Трициклики, эффективность которых была уже продемонстрирована, должны были выполнять ту же функцию; однако тесты показали, что они снижают уровень норэпинефрина в кровотоке. Дальнейшие эксперименты продемонстрировали, что норэпинефрин, хотя уже и не перемещается свободно по кровеносной системе, по-прежнему присутствует в организме, и в итоге Джулиус Аксельрод, американский ученый, работавший в только что сформированном Национальном институте психического здоровья, выдвинул идею обратного захвата. Норэпинефрин высвобождается; он что-то делает в каких-то неведомых краях, которые называют «синаптической щелью»
[87]
(часть его даже выпадает из нее и включается в обмен веществ); потом его снова абсорбируют те же рецепторы, из которых он выделился. Аксельрод, удостоенный Нобелевской премии 1970 года, позже говорил, что, если бы знал больше, никогда бы на додумался до такой притянутой за уши гипотезы. А ведь сработало! Скоро было доказано, что трициклики блокируют механизм обратного захвата, повышая содержание норэпинефрина в синаптической щели, но не увеличивая его общего уровня в организме и кровеносной системе.
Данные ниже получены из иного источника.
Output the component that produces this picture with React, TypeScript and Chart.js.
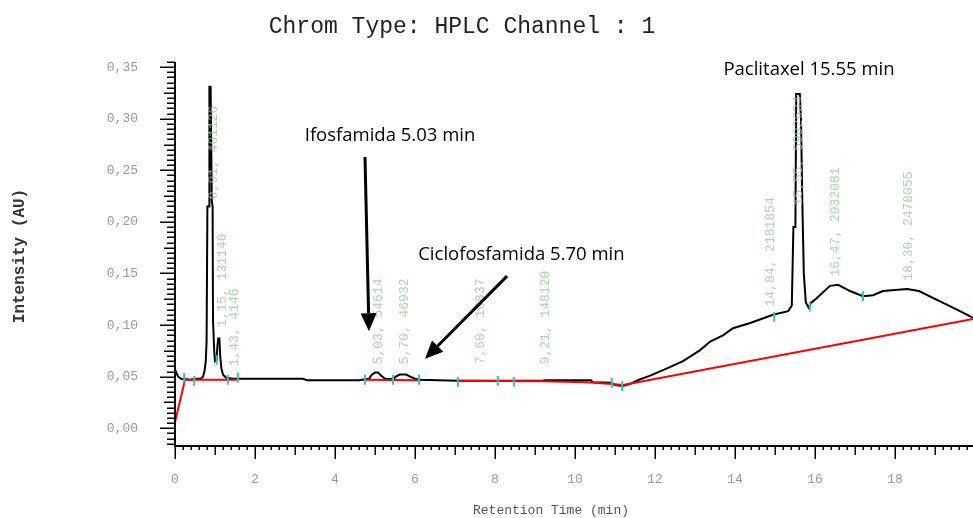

На протяжении последующих двадцати лет ученые спорили, какие из нейромедиаторов действительно важны. Первоначальную мысль о важности серотонина сменили новые прозрения, показавшие, что настроение сильно зависит от норэпинефрина. В 1965 году Джозеф Шильдкраут в своей статье в The American Journal of Psychiatry собрал всю эту информацию вместе и предложил связную теорию о том, что эмоция регулируется норэпинефрином, эпинефрином и дофамином (общее название группы — катехоламины); что ингибиторы МАО предотвращают распад этих веществ и тем самым увеличивают их количество в мозге и, следовательно, в синаптической щели, и что трициклики, ингибируя обратный захват, тоже повышают содержание катехоламинов в синаптической щели.